Die Landschaft als magische Natur

Im Ehrenhof werden Grafiken von Kolbe und Gertsch mit Fotos der Becher-Klasse vereint.

Foto: Horst Kolberg

Gunda Luyken, fleißige Kuratorin im Museum Kunstpalast, stieß in der grafischen Sammlung auf 41 Radierungen und eine Zeichnung von Carl Wilhelm Kolbe d. Ä. (1759-1835). Jüngst kamen vier kapitale Blätter als Geschenk hinzu. Sie gelten dem Park von Wörlitz. Noch heute delektieren sich die wenigen Gäste an dieser Natur mit den klassizistischen Tempelchen und Skulpturen. Kolbe liebte dieses Arkadien und übertrug das Gesehene ins Visionär-Erdachte.

Der Grafiker nahm 1780 eine Stelle als Französischlehrer, ab 1784 auch als Zeichenlehrer an einer Reformschule in Dessau an und unterrichtete den Sohn und später den Enkel des regierenden Fürsten. In seiner Freizeit aber besuchte er die kapitalen Eichen im Park, die sich nun selbst als totes Astwerk über den Druckrand hinweg auf dem Papier ausbreiten. Er beobachtete Fraßspuren an den Blättern oder Kräuter im Unterholz, um die Motive in ihrer Kraft und ihrer Schönheit zu überhöhen.

Gunda Luyken gruppiert um diese Neuentdeckung drei recht unterschiedliche Künstler. Franz Gertsch (Jg. 1930) wurde in einem kleinen Ort am Bielersee geboren, zog 1976 nach Rüschegg und gilt als der wichtigste Holzdrucker der Gegenwart. Was er auf den meterlangen, handgeschöpften Papieren ausdruckt, übersteigt allein schon in den Maßen die Realität. Ausgangspunkt seines stundenlangen, mühsamen Arbeitens am Holzstock sind Fotos, die er auf die Holzplatte projiziert. Der Grund ist meist dunkel, auf alle Fälle monochrom gefärbt. Und Gertsch schneidet mit dem Hohleisen „Lichtpunkt“ für „Lichtpunkt“ aus. Der Rhythmus der Schnitte, die Sparsamkeit des Farbauftrags, die reduzierte Form des Motivs tragen zu einer gewissen Entmaterialisierung und Abstraktion des realen Motivs bei.

Anders bei den Fotokünstlern. Die Becher-Schülerin Simone Nieweg, Jg. 1962, wanderte anfangs auf den Spuren der Eltern und Großeltern durch die Anbaugebiete in Ostwestfalen. Die Natur diente den Vorfahren ganz praktisch zur Ernährung. Die Felder mit Wirsing, Kohl, Zuccini und Erbsen, die sich auf den Fotos zu kolossalen Landschaftskulturen weiten, sind mit dem Leben der Künstlerin unmittelbar verbunden. Zugleich sind sie im Sinne der Bechers klar strukturiert und dank des Ausschnitts abstrahiert.

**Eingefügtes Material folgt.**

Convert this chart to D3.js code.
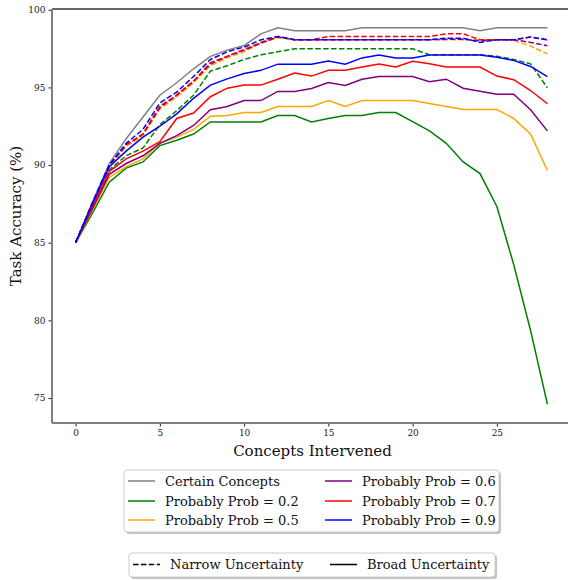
<!DOCTYPE html>
<html>
<head>
<meta charset="utf-8">
<script src="https://cdn.jsdelivr.net/npm/d3@7"></script>
<style>
  body { margin: 0; background: #fff; }
  svg { display: block; font-family: "DejaVu Serif", serif; }
</style>
</head>
<body>
<div id="chart"></div>
<script>
// x values (number of concepts intervened)
var concepts = [0,1,2,3,4,5,6,7,8,9,10,11,12,13,14,15,16,17,18,19,20,21,22,23,24,25,26,27,28];

// Certain concepts
var certain = [85,87.6,90.1,91.7,93.1,94.5,95.3,96.2,97.0,97.4,97.7,98.45,98.84,98.65,98.65,98.65,98.65,98.84,98.84,98.84,98.84,98.84,98.84,98.84,98.65,98.84,98.84,98.84,98.84];

// Broad uncertainty (solid)
var broad02 = [85,86.9,88.9,89.8,90.2,91.25,91.6,92.0,92.78,92.78,92.78,92.78,93.19,93.19,92.78,93.0,93.19,93.19,93.38,93.38,92.8,92.2,91.4,90.2,89.45,87.33,83.6,79.35,74.6];
var broad05 = [85,87.1,89.2,89.9,90.4,91.4,91.8,92.3,93.15,93.19,93.38,93.38,93.77,93.77,93.77,94.16,93.77,94.16,94.16,94.16,94.16,93.96,93.77,93.58,93.58,93.58,93.0,92.0,89.65];
var broad06 = [85,87.2,89.4,90.1,90.6,91.4,91.9,92.55,93.56,93.77,94.15,94.15,94.74,94.74,94.93,95.32,95.12,95.53,95.7,95.7,95.7,95.36,95.53,94.95,94.76,94.56,94.56,93.56,92.2];
var broad07 = [85,87.3,89.6,90.4,90.9,91.5,93.0,93.35,94.4,94.95,95.15,95.15,95.53,95.92,95.73,96.11,96.11,96.31,96.5,96.31,96.69,96.52,96.31,96.31,96.31,95.73,95.5,94.8,93.95];
var broad09 = [85,87.5,89.9,90.9,91.8,92.5,93.3,94.3,95.15,95.55,95.9,96.1,96.5,96.5,96.5,96.7,96.5,96.9,97.08,96.9,96.9,97.08,97.08,97.08,97.08,96.95,96.74,96.35,95.7];

// Narrow uncertainty (dashed)
var narrow02 = [85,87.2,89.7,90.6,91.1,92.6,93.5,94.5,96.05,96.4,96.8,97.1,97.3,97.49,97.49,97.49,97.49,97.49,97.49,97.49,97.49,97.1,97.1,97.1,97.1,97.0,96.8,96.52,94.97];
var narrow05 = [85,87.4,89.9,91.2,91.9,93.6,94.4,95.3,96.4,96.9,97.3,97.85,98.2,98.07,98.07,98.07,98.07,98.07,98.07,98.07,98.07,98.07,98.07,98.07,98.07,98.07,98.02,97.66,97.16];
var narrow06 = [85,87.5,90.0,91.3,92.0,93.7,94.5,95.4,96.5,97.0,97.4,97.85,98.25,98.07,98.07,98.07,98.07,98.07,98.07,98.07,98.07,98.07,98.1,98.1,98.0,98.07,98.07,97.9,97.68];
var narrow07 = [85,87.5,90.0,91.3,92.0,93.8,94.5,95.4,96.6,97.0,97.45,97.9,98.28,98.07,98.07,98.28,98.28,98.28,98.28,98.28,98.28,98.28,98.45,98.45,98.07,98.07,98.07,98.24,98.07];
var narrow09 = [85,87.6,90.0,91.4,92.3,94.0,94.7,95.7,96.8,97.3,97.6,98.07,98.28,98.07,98.07,98.07,98.07,98.07,98.07,98.07,98.07,98.07,98.17,98.17,97.9,98.07,98.07,98.24,98.07];

var legendLabels = ["Certain Concepts","Probably Prob = 0.2","Probably Prob = 0.5","Probably Prob = 0.6","Probably Prob = 0.7","Probably Prob = 0.9"];
var legendColors = ["gray","green","orange","purple","red","blue"];
var styleLabels = ["Narrow Uncertainty","Broad Uncertainty"];

var xTicks = [0,5,10,15,20,25];
var yTicks = [75,80,85,90,95,100];

//Define SVG area
var svgWidth = 568;
var svgHeight = 580;

//Plot box in pixels (right side runs past the picture edge)
var plot = { left: 52, top: 9, right: 571, bottom: 423 };

var svg = d3.select("#chart")
    .append("svg")
    .attr("width", svgWidth)
    .attr("height", svgHeight);

var xScale = d3.scaleLinear()
    .domain([-1.4, 29.4])
    .range([plot.left, plot.right]);

var yScale = d3.scaleLinear()
    .domain([73.39, 100.05])
    .range([plot.bottom, plot.top]);

//Axes
var xAxis = svg.append("g")
    .attr("transform", `translate(0, ${plot.bottom})`)
    .call(d3.axisBottom(xScale).tickValues(xTicks).tickSize(3.5).tickPadding(3).tickFormat(d3.format("d")));

var yAxis = svg.append("g")
    .attr("transform", `translate(${plot.left}, 0)`)
    .call(d3.axisLeft(yScale).tickValues(yTicks).tickSize(3.5).tickPadding(3).tickFormat(d3.format("d")));

[xAxis, yAxis].forEach(function(ax) {
    ax.select(".domain").remove();
    ax.selectAll("line").attr("stroke", "#222").attr("stroke-width", 1);
    ax.selectAll("text")
        .attr("fill", "#222")
        .style("font-family", "DejaVu Serif")
        .style("font-size", "9px");
});

//Lines
var line = d3.line()
    .x(function(d, i) { return xScale(concepts[i]); })
    .y(function(d) { return yScale(d); });

var series = [
    { values: certain, color: "gray", dash: null },
    { values: broad02, color: "green", dash: null },
    { values: narrow02, color: "green", dash: "5.5,2.4" },
    { values: broad05, color: "orange", dash: null },
    { values: narrow05, color: "orange", dash: "5.5,2.4" },
    { values: broad06, color: "purple", dash: null },
    { values: narrow06, color: "purple", dash: "5.5,2.4" },
    { values: broad07, color: "red", dash: null },
    { values: narrow07, color: "red", dash: "5.5,2.4" },
    { values: broad09, color: "blue", dash: null },
    { values: narrow09, color: "blue", dash: "5.5,2.4" }
];

svg.append("g").selectAll("path")
    .data(series)
    .enter()
    .append("path")
    .attr("d", function(s) { return line(s.values); })
    .attr("fill", "none")
    .attr("stroke", function(s) { return s.color; })
    .attr("stroke-width", 1.5)
    .attr("stroke-dasharray", function(s) { return s.dash; });

//Spines
svg.append("line").attr("x1", plot.left).attr("x2", plot.right).attr("y1", plot.top).attr("y2", plot.top)
    .attr("stroke", "#333").attr("stroke-width", 1.5);
svg.append("line").attr("x1", plot.left).attr("x2", plot.right).attr("y1", plot.bottom).attr("y2", plot.bottom)
    .attr("stroke", "#808080").attr("stroke-width", 2);
svg.append("line").attr("x1", plot.left).attr("x2", plot.left).attr("y1", plot.top).attr("y2", plot.bottom)
    .attr("stroke", "#808080").attr("stroke-width", 2);

//Axis labels
svg.append("text")
    .attr("x", (plot.left + plot.right) / 2 + 1)
    .attr("y", 456)
    .attr("text-anchor", "middle")
    .style("font-size", "15px")
    .attr("fill", "#111")
    .text("Concepts Intervened");

svg.append("text")
    .attr("transform", `translate(21, ${(plot.top + plot.bottom) / 2}) rotate(-90)`)
    .attr("text-anchor", "middle")
    .style("font-size", "15px")
    .attr("fill", "#111")
    .text("Task Accuracy (%)");

//Legend box helper
function legendBox(x, y, w, h) {
    svg.append("rect")
        .attr("x", x + 2).attr("y", y + 2).attr("width", w).attr("height", h)
        .attr("rx", 3).attr("fill", "#999").attr("opacity", 0.6);
    svg.append("rect")
        .attr("x", x).attr("y", y).attr("width", w).attr("height", h)
        .attr("rx", 3).attr("fill", "#fff").attr("stroke", "#ccc").attr("stroke-width", 1);
}

//Colour legend
legendBox(124, 470, 375, 62);
var colX = [128, 325];
var rowY = [481, 501, 520];
legendLabels.forEach(function(lab, i) {
    var cx = colX[Math.floor(i / 3)];
    var cy = rowY[i % 3];
    svg.append("line")
        .attr("x1", cx).attr("x2", cx + 27).attr("y1", cy).attr("y2", cy)
        .attr("stroke", legendColors[i]).attr("stroke-width", 1.5);
    svg.append("text")
        .attr("x", cx + 37).attr("y", cy + 4.5)
        .style("font-size", "13px")
        .attr("fill", "#111")
        .text(lab);
});

//Line style legend
legendBox(129, 553, 366, 24);
var styleX = [133, 330];
styleLabels.forEach(function(lab, i) {
    svg.append("line")
        .attr("x1", styleX[i]).attr("x2", styleX[i] + 27).attr("y1", 564.5).attr("y2", 564.5)
        .attr("stroke", "#000").attr("stroke-width", 1.5)
        .attr("stroke-dasharray", i === 0 ? "5.5,2.4" : null);
    svg.append("text")
        .attr("x", styleX[i] + 37).attr("y", 569)
        .style("font-size", "13px")
        .attr("fill", "#111")
        .text(lab);
});
</script>
</body>
</html>
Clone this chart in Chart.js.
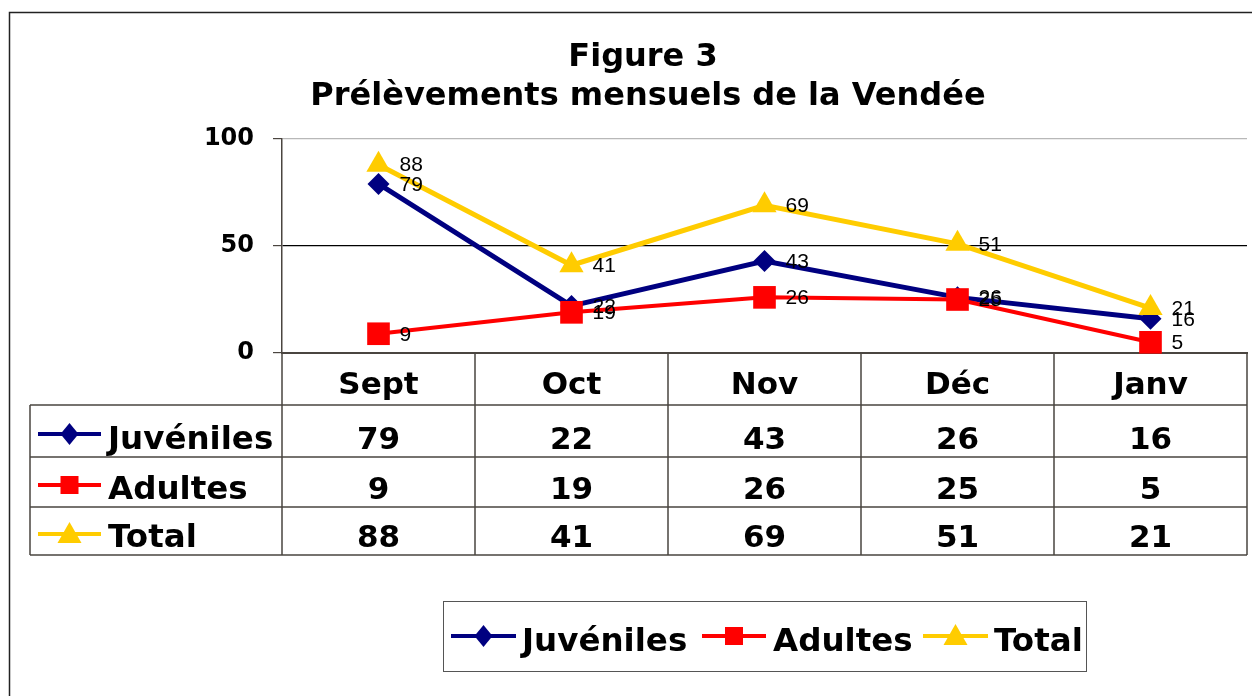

Für die Kommilitonin Natascha Borowsky, Jg. 1964, wird das Stipendium in Mumbai zum Erlebnis. Sie läuft durch die niedrigen Mangrovenbäume, die am Ufer der indischen Metropole wachsen. Die Europäerin entdeckt die prächtig-farbigen, indischen Stoffe und Kleidungsstücke, die bei Flut angeschwemmt werden, sich verfangen und im Wasser spiegeln. Ein feines, optisches Spektakel in perfekten Aufnahmen ist dies.